I have an old Columbian vise and the only #s etc. I can find is 1 RD other than the company name. The vise appears to be a quick release as the screw has a flat spot with no threads on it. My problem is I can only turn the handle less than a 1/4 turn and it hits a metal protrusion that is part of the casting so obviously meant to be there. There has to be a trick to releasing the mechanism but I can't find it and there very little info out here on vises. Somewhere there is an old timer that knows the secret. I'm going nuts trying to figure it out and if anyone can solve my dilemma I'll be so grateful. Thanks, Mike


----------



## Johnny7 (Jun 1, 2015)

photos, my friend, we need photos


----------



## noahm (Nov 16, 2016)

This thread may help as he does a teardown on one.


----------



## olcoach (Mar 10, 2017)

I will have pictures up tomorrow but I don't think they will help. What I need is someone that has worked with one of these vises who knows the secret. Somewhere there is an old timer (someone as old as me) that used one of these that he got from dad or grandpa. My vise is in a lot better condition than the vise in the teardown and I tore this one down as it's pretty easy but it still doesn't help unlock the secret.


----------



## olcoach (Mar 10, 2017)

Here are the pictures. If you look to the left of the large right hand bolt you can see the flange that prevents the handle from turning. You can also see the metal run down longer on the right side of the tool thus proving that that's how it's supposed to be. I know it makes no sense. Someone please help.


----------



## JayT (May 6, 2012)

The handle on that model should turn 3/4 revolution. Someone took it apart and reassembled it with the nub in the wrong location. Pop the pin out, take those pieces off and reassemble correctly and it should work.


----------



## olcoach (Mar 10, 2017)

It does turn 3/4 of a turn but that isn't going to turn very far. You talk about taking the pin out. I'm not sure where there is a pin-enlighten me please and thanks for your help.


----------



## JayT (May 6, 2012)

If it's doing 3/4 of a turn, that's the design so you shouldn't need to change anything on this end if the quick release is working correctly. Your original post said it was only going 1/4 turn, so that's why I thought maybe it had been reassembled incorrectly.
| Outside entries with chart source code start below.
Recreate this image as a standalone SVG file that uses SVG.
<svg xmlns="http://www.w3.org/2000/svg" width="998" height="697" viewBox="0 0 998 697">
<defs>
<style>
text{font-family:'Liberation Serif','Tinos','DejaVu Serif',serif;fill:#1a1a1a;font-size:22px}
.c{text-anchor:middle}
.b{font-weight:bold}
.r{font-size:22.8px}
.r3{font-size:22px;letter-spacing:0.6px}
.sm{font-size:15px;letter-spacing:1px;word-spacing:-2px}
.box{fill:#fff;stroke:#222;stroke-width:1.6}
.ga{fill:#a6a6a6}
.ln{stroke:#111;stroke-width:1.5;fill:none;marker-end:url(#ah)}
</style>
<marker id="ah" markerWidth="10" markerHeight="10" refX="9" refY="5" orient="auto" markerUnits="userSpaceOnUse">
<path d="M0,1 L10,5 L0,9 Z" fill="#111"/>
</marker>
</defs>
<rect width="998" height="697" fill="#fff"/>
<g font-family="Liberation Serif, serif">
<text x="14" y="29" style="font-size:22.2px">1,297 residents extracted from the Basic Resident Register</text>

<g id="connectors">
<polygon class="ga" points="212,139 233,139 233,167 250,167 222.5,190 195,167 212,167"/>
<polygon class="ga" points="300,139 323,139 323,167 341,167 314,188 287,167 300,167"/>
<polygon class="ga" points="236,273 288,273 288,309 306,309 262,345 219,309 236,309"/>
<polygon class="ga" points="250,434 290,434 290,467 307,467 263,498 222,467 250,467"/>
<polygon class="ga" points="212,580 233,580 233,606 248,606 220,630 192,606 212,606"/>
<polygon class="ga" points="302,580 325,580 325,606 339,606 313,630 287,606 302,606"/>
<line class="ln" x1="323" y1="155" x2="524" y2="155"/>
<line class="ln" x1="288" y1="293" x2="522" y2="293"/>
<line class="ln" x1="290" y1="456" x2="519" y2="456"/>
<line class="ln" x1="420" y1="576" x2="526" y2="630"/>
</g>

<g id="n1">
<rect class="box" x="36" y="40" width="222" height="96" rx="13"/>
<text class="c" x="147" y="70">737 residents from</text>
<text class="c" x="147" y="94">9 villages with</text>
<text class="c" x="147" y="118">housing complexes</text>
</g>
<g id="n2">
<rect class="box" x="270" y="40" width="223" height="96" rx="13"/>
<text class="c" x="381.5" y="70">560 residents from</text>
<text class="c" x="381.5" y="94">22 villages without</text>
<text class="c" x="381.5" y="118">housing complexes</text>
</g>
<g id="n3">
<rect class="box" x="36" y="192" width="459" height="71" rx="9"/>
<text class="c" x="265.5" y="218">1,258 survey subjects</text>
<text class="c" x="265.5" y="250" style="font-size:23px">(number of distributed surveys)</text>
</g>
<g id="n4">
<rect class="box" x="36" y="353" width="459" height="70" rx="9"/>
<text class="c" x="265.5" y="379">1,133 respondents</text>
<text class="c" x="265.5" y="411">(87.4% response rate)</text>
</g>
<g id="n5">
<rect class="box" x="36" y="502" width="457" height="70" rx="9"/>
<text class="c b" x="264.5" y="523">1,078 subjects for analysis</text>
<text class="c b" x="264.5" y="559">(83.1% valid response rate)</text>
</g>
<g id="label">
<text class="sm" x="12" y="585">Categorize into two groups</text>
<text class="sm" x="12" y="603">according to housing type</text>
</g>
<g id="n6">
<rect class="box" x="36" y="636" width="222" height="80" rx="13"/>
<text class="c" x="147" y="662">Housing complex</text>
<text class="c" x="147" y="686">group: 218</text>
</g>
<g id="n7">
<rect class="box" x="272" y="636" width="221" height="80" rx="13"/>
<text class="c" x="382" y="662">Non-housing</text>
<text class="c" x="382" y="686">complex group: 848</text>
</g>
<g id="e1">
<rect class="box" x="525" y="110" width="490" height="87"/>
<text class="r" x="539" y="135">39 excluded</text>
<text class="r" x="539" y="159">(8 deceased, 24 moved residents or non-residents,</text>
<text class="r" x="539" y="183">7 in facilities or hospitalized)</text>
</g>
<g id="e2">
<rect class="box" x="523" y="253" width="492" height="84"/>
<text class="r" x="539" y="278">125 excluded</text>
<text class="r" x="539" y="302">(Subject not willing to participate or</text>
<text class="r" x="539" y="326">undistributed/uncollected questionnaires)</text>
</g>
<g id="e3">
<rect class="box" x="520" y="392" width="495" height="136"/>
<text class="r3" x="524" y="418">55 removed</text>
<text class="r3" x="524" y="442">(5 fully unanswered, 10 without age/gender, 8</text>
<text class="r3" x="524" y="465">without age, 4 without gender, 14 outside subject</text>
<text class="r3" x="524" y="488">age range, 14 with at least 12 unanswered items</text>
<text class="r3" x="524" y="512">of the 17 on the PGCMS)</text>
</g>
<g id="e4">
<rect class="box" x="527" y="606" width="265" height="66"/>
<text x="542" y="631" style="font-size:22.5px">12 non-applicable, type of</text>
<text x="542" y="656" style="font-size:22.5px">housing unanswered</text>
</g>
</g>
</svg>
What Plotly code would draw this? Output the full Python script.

On the quick release styles like that one, they are designed to release with counter clockwise 3/4 turn, then you slide them tight up against the work piece and the 3/4 turn clockwise re-engages the threads and tightens up the work piece. Works pretty fast once you get used to it, but doesn't allow as much control over the clamping pressure. That's actually a good thing on a quick release, as too much pressure can break the mechanism.


----------



## olcoach (Mar 10, 2017)

Jay T thank you as it makes sense. I thought I was going nuts. Thanks to all who replied. Mike


----------